[start of MATERIAL PROVIDED]

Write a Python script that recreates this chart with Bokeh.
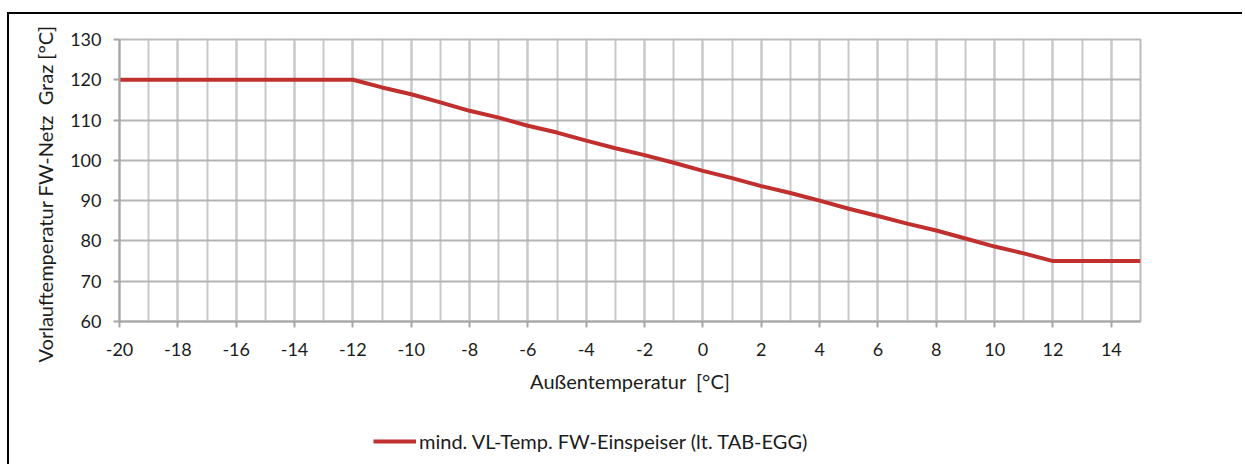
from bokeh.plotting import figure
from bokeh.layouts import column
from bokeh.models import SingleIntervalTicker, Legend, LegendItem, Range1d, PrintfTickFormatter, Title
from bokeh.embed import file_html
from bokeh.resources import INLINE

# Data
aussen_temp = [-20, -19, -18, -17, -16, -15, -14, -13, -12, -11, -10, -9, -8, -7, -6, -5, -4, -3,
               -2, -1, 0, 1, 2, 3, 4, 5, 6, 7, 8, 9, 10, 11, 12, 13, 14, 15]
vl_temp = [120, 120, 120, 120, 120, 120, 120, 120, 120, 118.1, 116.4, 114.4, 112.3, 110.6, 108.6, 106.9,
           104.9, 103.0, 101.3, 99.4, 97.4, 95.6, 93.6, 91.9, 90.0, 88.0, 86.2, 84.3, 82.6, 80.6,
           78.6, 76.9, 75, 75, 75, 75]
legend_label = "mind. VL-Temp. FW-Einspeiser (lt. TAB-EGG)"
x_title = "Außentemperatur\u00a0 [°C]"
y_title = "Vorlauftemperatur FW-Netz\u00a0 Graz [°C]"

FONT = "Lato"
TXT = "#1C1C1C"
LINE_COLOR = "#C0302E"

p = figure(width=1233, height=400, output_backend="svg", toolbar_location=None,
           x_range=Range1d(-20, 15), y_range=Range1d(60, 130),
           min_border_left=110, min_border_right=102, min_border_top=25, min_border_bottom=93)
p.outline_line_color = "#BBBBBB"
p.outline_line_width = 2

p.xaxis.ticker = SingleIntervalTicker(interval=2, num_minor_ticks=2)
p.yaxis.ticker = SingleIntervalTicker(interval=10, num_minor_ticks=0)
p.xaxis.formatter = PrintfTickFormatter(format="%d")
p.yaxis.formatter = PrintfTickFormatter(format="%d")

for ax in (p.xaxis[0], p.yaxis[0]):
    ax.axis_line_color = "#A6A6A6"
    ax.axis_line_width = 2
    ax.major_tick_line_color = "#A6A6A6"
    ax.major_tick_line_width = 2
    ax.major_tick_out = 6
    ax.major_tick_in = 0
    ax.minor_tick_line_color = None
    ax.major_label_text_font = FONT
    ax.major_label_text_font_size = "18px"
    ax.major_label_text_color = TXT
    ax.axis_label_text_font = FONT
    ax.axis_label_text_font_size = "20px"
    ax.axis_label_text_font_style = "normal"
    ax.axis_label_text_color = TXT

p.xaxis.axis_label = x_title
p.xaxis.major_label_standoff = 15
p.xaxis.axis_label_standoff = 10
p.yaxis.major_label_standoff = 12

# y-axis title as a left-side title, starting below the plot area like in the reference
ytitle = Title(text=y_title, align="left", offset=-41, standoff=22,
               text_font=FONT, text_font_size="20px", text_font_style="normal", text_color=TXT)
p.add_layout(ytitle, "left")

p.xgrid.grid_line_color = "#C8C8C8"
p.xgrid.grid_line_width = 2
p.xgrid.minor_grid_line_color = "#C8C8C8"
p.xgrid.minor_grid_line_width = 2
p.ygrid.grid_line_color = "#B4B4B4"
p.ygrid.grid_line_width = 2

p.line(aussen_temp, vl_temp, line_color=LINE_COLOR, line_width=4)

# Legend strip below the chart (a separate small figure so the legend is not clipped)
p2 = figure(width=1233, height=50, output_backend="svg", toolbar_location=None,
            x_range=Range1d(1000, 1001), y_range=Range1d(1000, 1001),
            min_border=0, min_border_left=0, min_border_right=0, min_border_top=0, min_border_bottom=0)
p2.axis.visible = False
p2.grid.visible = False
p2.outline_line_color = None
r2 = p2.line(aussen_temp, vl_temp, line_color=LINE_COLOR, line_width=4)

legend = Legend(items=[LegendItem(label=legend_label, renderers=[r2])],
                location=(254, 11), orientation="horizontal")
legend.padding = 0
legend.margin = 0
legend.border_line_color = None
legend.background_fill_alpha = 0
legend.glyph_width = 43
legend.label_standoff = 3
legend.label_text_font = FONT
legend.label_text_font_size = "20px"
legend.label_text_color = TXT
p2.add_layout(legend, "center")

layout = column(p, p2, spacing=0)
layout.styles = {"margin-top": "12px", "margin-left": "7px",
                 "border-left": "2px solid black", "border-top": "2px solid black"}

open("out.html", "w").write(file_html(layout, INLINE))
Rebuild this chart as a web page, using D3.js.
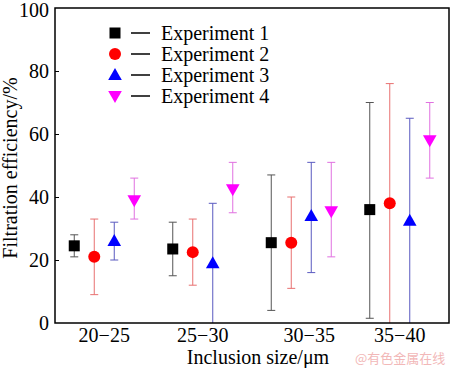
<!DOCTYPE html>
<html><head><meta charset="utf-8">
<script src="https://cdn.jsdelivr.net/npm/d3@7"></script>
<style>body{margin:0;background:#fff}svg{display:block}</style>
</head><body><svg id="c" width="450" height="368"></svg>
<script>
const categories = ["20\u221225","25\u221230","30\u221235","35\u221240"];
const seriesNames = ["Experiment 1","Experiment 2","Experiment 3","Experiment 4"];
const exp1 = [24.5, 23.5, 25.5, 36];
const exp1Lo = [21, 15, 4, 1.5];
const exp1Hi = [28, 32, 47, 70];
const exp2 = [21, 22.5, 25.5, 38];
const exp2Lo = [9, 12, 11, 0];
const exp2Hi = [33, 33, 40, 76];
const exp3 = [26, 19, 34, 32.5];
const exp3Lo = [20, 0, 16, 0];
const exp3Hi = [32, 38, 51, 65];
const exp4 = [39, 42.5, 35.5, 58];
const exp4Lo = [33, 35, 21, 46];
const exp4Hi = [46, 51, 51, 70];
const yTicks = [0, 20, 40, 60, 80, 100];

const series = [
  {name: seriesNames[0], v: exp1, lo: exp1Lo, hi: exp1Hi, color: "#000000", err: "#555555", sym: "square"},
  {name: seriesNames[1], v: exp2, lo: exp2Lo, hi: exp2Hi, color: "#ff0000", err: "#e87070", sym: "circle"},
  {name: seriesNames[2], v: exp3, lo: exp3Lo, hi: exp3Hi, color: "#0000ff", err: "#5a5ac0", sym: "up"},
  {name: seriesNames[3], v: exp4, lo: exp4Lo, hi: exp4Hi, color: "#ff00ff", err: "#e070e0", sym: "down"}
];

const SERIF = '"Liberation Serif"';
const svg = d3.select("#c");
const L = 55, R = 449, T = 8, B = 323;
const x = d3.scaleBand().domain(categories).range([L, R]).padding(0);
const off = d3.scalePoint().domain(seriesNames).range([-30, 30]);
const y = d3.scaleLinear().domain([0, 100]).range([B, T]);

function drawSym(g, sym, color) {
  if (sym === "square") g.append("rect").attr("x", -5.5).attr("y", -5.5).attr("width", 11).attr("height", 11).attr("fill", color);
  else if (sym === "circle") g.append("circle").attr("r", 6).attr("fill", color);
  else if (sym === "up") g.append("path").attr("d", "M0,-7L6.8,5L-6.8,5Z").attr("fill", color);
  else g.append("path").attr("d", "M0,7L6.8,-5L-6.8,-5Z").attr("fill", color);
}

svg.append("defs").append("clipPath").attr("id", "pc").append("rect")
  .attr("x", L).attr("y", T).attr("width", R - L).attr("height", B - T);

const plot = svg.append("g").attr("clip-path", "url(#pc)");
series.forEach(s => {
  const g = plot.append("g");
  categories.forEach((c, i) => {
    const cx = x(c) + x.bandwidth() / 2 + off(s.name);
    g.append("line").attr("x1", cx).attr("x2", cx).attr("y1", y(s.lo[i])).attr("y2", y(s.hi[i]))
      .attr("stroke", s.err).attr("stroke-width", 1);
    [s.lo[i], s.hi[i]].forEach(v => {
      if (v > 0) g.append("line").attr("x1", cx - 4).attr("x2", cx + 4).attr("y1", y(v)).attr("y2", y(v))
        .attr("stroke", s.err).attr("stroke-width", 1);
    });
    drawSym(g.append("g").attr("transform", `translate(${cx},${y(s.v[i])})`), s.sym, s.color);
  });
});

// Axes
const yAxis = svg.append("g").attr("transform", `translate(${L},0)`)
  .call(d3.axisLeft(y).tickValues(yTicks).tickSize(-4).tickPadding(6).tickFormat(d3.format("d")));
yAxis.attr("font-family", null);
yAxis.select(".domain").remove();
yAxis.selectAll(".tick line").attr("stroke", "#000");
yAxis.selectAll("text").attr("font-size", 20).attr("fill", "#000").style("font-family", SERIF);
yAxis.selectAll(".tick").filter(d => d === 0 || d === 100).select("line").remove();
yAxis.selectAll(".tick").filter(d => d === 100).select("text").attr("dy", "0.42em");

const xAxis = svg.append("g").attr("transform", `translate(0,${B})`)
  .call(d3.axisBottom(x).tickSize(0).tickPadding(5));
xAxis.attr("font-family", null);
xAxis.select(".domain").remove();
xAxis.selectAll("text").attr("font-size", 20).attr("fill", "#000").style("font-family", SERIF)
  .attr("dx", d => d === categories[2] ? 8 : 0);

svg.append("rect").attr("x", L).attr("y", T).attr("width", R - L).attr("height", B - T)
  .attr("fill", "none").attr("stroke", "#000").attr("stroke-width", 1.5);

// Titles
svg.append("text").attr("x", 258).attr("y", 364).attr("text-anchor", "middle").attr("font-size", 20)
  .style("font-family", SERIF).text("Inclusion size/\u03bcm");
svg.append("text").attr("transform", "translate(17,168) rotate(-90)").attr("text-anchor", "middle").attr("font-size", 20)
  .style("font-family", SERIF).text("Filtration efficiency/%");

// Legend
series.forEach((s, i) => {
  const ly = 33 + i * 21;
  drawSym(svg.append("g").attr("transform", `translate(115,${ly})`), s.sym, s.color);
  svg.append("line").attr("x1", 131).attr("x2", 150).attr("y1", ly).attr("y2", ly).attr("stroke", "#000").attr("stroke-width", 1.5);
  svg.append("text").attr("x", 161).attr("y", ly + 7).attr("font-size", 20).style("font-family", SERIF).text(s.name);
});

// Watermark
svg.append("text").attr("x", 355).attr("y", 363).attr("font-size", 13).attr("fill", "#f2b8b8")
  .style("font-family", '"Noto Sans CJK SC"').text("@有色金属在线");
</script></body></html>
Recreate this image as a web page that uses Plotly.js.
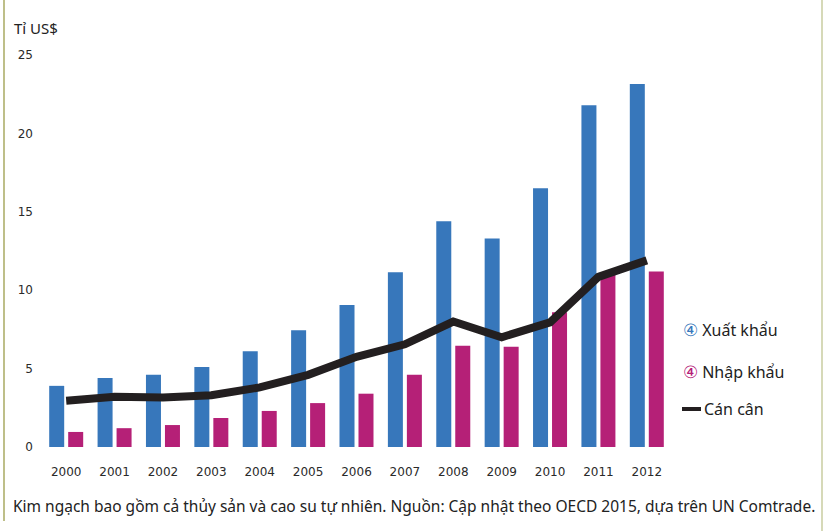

[end of MATERIAL PROVIDED]

• _EXERCISE DESCRIPTION_
Begin with the first line of the records and repeat every line up to the one with "from bokeh.resources import INLINE", counting that line too. Pictures are not part of the copy.

• _OUTPUT BELOW_
Write a Python script that recreates this chart with Bokeh.
from bokeh.plotting import figure
from bokeh.layouts import column
from bokeh.models import SingleIntervalTicker, Legend, LegendItem, Range1d, PrintfTickFormatter, Title
from bokeh.embed import file_html
from bokeh.resources import INLINE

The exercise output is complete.